For these reasons, the probate court erred in ruling that the criminal court’s June 25, 2009, order collaterally estopped it from readjudicating the issue of whether Mr. Perkins met the criteria for civil commitment under section 394.467(1). Accordingly, we reverse the order under review and remand for further proceedings consistent with this opinion.
Reversed and remanded.
ALTENBERND and DAVIS, JJ., Concur.. Mr. Perkins was charged with second-degree murder in 2004, and on June 4, 2004, the criminal court adjudicated him incompetent to proceed to trial on that charge. The stipulated dismissal is without prejudice.

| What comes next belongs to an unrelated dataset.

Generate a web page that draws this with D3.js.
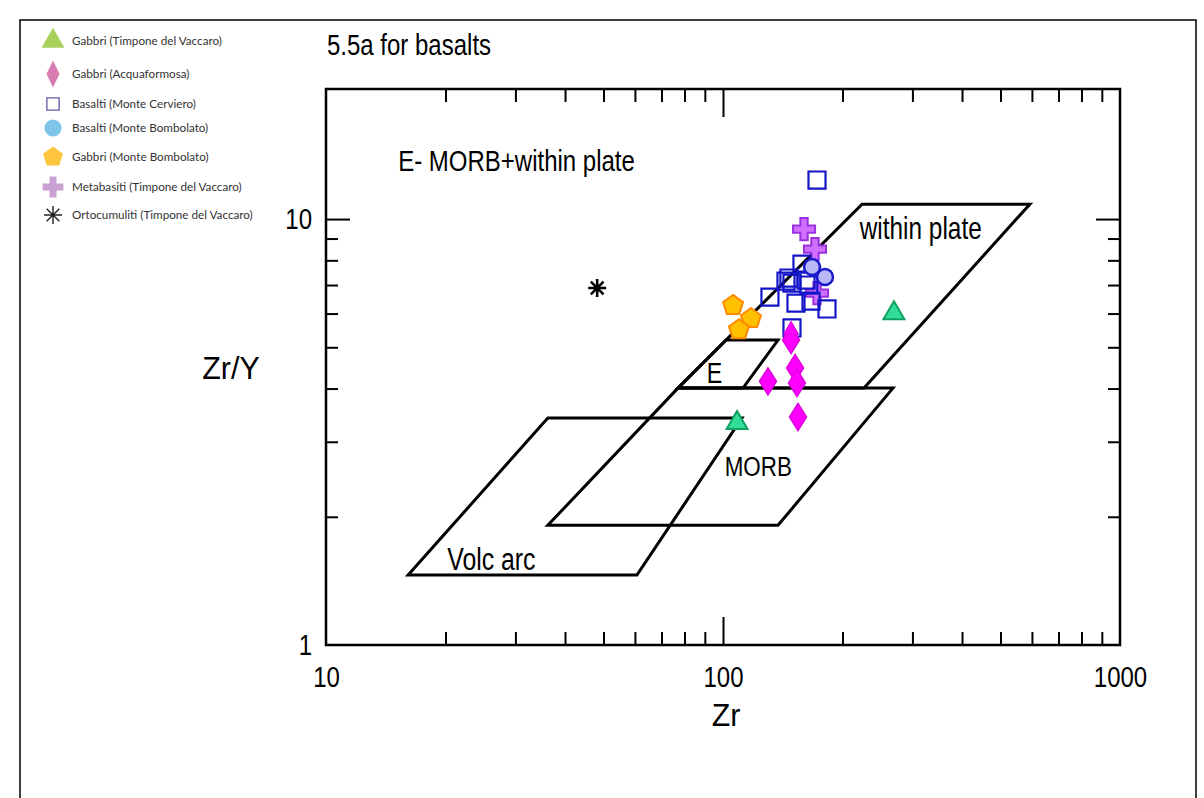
<!DOCTYPE html>
<html>
<head>
<meta charset="utf-8">
<script src="https://cdn.jsdelivr.net/npm/d3@7"></script>
<style>
  html, body { margin: 0; padding: 0; background: #fff; }
  svg { display: block; }
</style>
</head>
<body>
<svg id="chart" width="1204" height="798"></svg>
<script>
// ---- Sample data: Zr (ppm) and Zr/Y ----
const timponeGabbriZr  = [269.5, 108.5];
const timponeGabbriZrY = [6.01, 3.32];

const acquaformosaZr  = [148.4, 151.9, 153.6, 129.8, 154.5];
const acquaformosaZrY = [5.2, 4.47, 4.12, 4.16, 3.43];

const acquaformosaTriZr  = [148.4];
const acquaformosaTriZrY = [5.49];

const cervieroZr  = [172.5, 158.1, 146.6, 149.2, 144.1, 131.3, 152.7, 166.6, 182.8, 149.2, 161.9, 164.5];
const cervieroZrY = [12.35, 7.84, 7.27, 7.07, 7.15, 6.56, 6.35, 6.42, 6.15, 5.55, 7.19, 7.0];

const bombolatoBasaltZr  = [167.6, 180.7];
const bombolatoBasaltZrY = [7.72, 7.31];

const bombolatoGabbroZr  = [106, 117.6, 109.7];
const bombolatoGabbroZrY = [6.27, 5.84, 5.5];

const metabasiteZr  = [160, 170.5, 172.5];
const metabasiteZrY = [9.47, 8.5, 6.70];

const ortocumulitiZr  = [48.2];
const ortocumulitiZrY = [6.89];

// ---- Discrimination fields (Zr, Zr/Y vertices) ----
const volcArcZr  = [16.1, 36.2, 111.6, 60.7];
const volcArcZrY = [1.46, 3.41, 3.41, 1.46];
const morbZr  = [36.2, 137.6, 268, 77];
const morbZrY = [1.91, 1.91, 4.01, 4.01];
const withinPlateZr  = [77, 224, 593, 226.6];
const withinPlateZrY = [4.01, 10.84, 10.84, 4.01];
const eMorbZr  = [77, 101.8, 137.6, 112.3];
const eMorbZrY = [4.01, 5.2, 5.2, 4.01];

// ---- Axis ticks ----
const xMinorTicks = [20, 30, 40, 50, 60, 70, 80, 90, 200, 300, 400, 500, 600, 700, 800, 900];
const xMajorTicks = [10, 100, 1000];
const xTickLabels = ["10", "100", "1000"];
const yMinorTicks = [2, 3, 4, 5, 6, 7, 8, 9];
const yMajorTicks = [1, 10];
const yTickLabels = ["1", "10"];

const legendLabels = [
  "Gabbri (Timpone del Vaccaro)",
  "Gabbri (Acquaformosa)",
  "Basalti (Monte Cerviero)",
  "Basalti (Monte Bombolato)",
  "Gabbri (Monte Bombolato)",
  "Metabasiti (Timpone del Vaccaro)",
  "Ortocumuliti (Timpone del Vaccaro)"
];

// ---- Layout ----
const svg = d3.select("#chart");
const L = 326, R = 1120, T = 89, B = 645;
const x = d3.scaleLog().domain([10, 1000]).range([L, R]);
const y = d3.scaleLog().domain([1, 20.2]).range([B, T]);
const SX = 0.8; // horizontal squeeze of the plot lettering
const FONT = "'Liberation Sans', Arial, sans-serif";

const zip = (a, b) => a.map((v, i) => [v, b[i]]);

// outer frame
svg.append("rect").attr("x", 20).attr("y", 20).attr("width", 1176).attr("height", 800)
  .attr("fill", "none").attr("stroke", "#000").attr("stroke-width", 1.5);

// condensed text helper
function label(g, px, py, str, size, anchor, sx) {
  return g.append("text")
    .attr("transform", `translate(${px},${py}) scale(${sx || SX},1)`)
    .attr("text-anchor", anchor || "start")
    .attr("font-family", FONT)
    .attr("font-size", size)
    .attr("fill", "#000")
    .text(str);
}

// title
label(svg, 327, 55, "5.5a for basalts", 30);

// ---- Fields ----
const fieldG = svg.append("g").attr("fill", "none").attr("stroke", "#000")
  .attr("stroke-width", 3).attr("stroke-linejoin", "miter");
const closed = d3.line().x(d => x(d[0])).y(d => y(d[1])).curve(d3.curveLinearClosed);
[[volcArcZr, volcArcZrY], [morbZr, morbZrY], [withinPlateZr, withinPlateZrY], [eMorbZr, eMorbZrY]]
  .forEach(([a, b]) => fieldG.append("path").attr("d", closed(zip(a, b))));

// field names
label(svg, x(15.2), y(13.0), "E- MORB+within plate", 30);
label(svg, x(221), y(9.0), "within plate", 30.5);
label(svg, x(91), y(4.12), "E", 29);
label(svg, x(101), y(2.5), "MORB", 28);
label(svg, x(20.2), y(1.5), "Volc arc", 31);

// ---- Axes ----
function axisGroup(axis, tx, ty) {
  const g = svg.append("g").attr("transform", `translate(${tx},${ty})`).call(axis);
  g.select(".domain").remove();
  g.selectAll("line").attr("stroke", "#000").attr("stroke-width", 2);
  return g;
}
axisGroup(d3.axisBottom(x).tickValues(xMinorTicks).tickSize(-13).tickFormat(""), 0, B);
axisGroup(d3.axisBottom(x).tickValues([100]).tickSize(-28).tickFormat(""), 0, B);
axisGroup(d3.axisTop(x).tickValues(xMinorTicks).tickSize(-13).tickFormat(""), 0, T);
axisGroup(d3.axisTop(x).tickValues([100]).tickSize(-28).tickFormat(""), 0, T);
axisGroup(d3.axisLeft(y).tickValues(yMinorTicks).tickSize(-12).tickFormat(""), L, 0);
axisGroup(d3.axisLeft(y).tickValues([10]).tickSize(-24).tickFormat(""), L, 0);
axisGroup(d3.axisRight(y).tickValues(yMinorTicks).tickSize(-12).tickFormat(""), R, 0);
axisGroup(d3.axisRight(y).tickValues([10]).tickSize(-24).tickFormat(""), R, 0);

const xLab = axisGroup(d3.axisBottom(x).tickValues(xMajorTicks).tickSize(0).tickPadding(21)
  .tickFormat((d, i) => xTickLabels[i]), 0, B);
xLab.selectAll("text").attr("font-family", FONT).attr("font-size", 30).attr("fill", "#000")
  .attr("transform", `scale(${SX},1)`);
const yLab = axisGroup(d3.axisLeft(y).tickValues(yMajorTicks).tickSize(0).tickPadding(14 / SX)
  .tickFormat((d, i) => yTickLabels[i]), L, 0);
yLab.selectAll("text").attr("font-family", FONT).attr("font-size", 30).attr("fill", "#000")
  .attr("transform", `scale(${SX},1)`);

// frame
svg.append("rect").attr("x", L).attr("y", T).attr("width", R - L).attr("height", B - T)
  .attr("fill", "none").attr("stroke", "#000").attr("stroke-width", 2.5);

// axis titles
label(svg, 231, 379, "Zr/Y", 32, "middle", 0.95);
label(svg, 726, 726, "Zr", 32, "middle", 0.95);

// ---- Marker shapes ----
function pentagonPath(r) {
  const p = d3.path();
  for (let k = 0; k < 5; k++) {
    const a = -Math.PI / 2 + k * 2 * Math.PI / 5;
    const px = r * Math.cos(a), py = r * Math.sin(a);
    k ? p.lineTo(px, py) : p.moveTo(px, py);
  }
  p.closePath();
  return p.toString();
}
function diamondPath(w, h) {
  return `M0,${-h}L${w},0L0,${h}L${-w},0Z`;
}
function asteriskPath(r) {
  const d = r * Math.SQRT1_2;
  return `M0,${-r}V${r}M${-r},0H${r}M${-d},${-d}L${d},${d}M${-d},${d}L${d},${-d}`;
}
const tri = d3.symbol().type(d3.symbolTriangle);
const sq = d3.symbol().type(d3.symbolSquare);
const circ = d3.symbol().type(d3.symbolCircle);
const cross = d3.symbol().type(d3.symbolCross);

function plot(zr, zry, path, fill, stroke, sw) {
  svg.append("g").selectAll("path").data(zip(zr, zry)).join("path")
    .attr("transform", d => `translate(${x(d[0])},${y(d[1])})`)
    .attr("d", path)
    .attr("fill", fill).attr("stroke", stroke).attr("stroke-width", sw)
    .attr("stroke-linejoin", "miter");
}

plot(bombolatoGabbroZr, bombolatoGabbroZrY, pentagonPath(10.5), "#ffc000", "#ff8a00", 2);
plot(timponeGabbriZr, timponeGabbriZrY, tri.size(190)(), "#33dd99", "#10a060", 2);
plot(metabasiteZr, metabasiteZrY, cross.size(270)(), "#d070ff", "#9a30e0", 2);
plot(cervieroZr, cervieroZrY, sq.size(290)(), "none", "#1515c8", 2.2);
plot(bombolatoBasaltZr, bombolatoBasaltZrY, circ.size(200)(), "#b8b8f6", "#1a1acc", 2.5);
plot(acquaformosaZr, acquaformosaZrY, diamondPath(8.5, 13.5), "#ff00ff", "#dd00dd", 1.5);
plot(acquaformosaTriZr, acquaformosaTriZrY, tri.size(100)(), "#ff00ff", "#dd00dd", 1);
plot(ortocumulitiZr, ortocumulitiZrY, asteriskPath(9), "none", "#000", 2.6);

// ---- Legend ----
const legend = svg.append("g");
legend.append("rect").attr("x", 21).attr("y", 21).attr("width", 246).attr("height", 214).attr("fill", "#fff");
const rowY = [41, 74, 104, 128, 157, 187, 215];
const legendShapes = [
  { d: tri.size(230)(), fill: "#a8d05c", stroke: "none", sw: 0 },
  { d: diamondPath(6.5, 13.5), fill: "#d97cb2", stroke: "none", sw: 0 },
  { d: sq.size(150)(), fill: "none", stroke: "#5a5aa8", sw: 1.3 },
  { d: circ.size(230)(), fill: "#7dc6ea", stroke: "none", sw: 0 },
  { d: pentagonPath(10.5), fill: "#fdc53c", stroke: "none", sw: 0 },
  { d: cross.size(240)(), fill: "#c9a0d2", stroke: "none", sw: 0 },
  { d: asteriskPath(9), fill: "none", stroke: "#222", sw: 1.4 }
];
legendLabels.forEach((t, i) => {
  const s = legendShapes[i];
  legend.append("path").attr("transform", `translate(53,${rowY[i]})`).attr("d", s.d)
    .attr("fill", s.fill).attr("stroke", s.stroke).attr("stroke-width", s.sw);
  legend.append("text").attr("x", 72).attr("y", rowY[i] + 4)
    .attr("font-family", "Lato, 'Open Sans', sans-serif").attr("font-size", 11.7)
    .attr("fill", "#333").text(t);
});
</script>
</body>
</html>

And, we note that the State may prosecute Mr. Perkins "for a capital felony, a life felony, or a felony that resulted in a death ... at any time." § 775.15(1), Fla. Stat. (2003). In addition, section 916.14, Florida Statutes (2003), provides that "[t]he statute of limitations shall not be applicable to criminal charges dismissed because of the incompetency of the defendant to proceed.”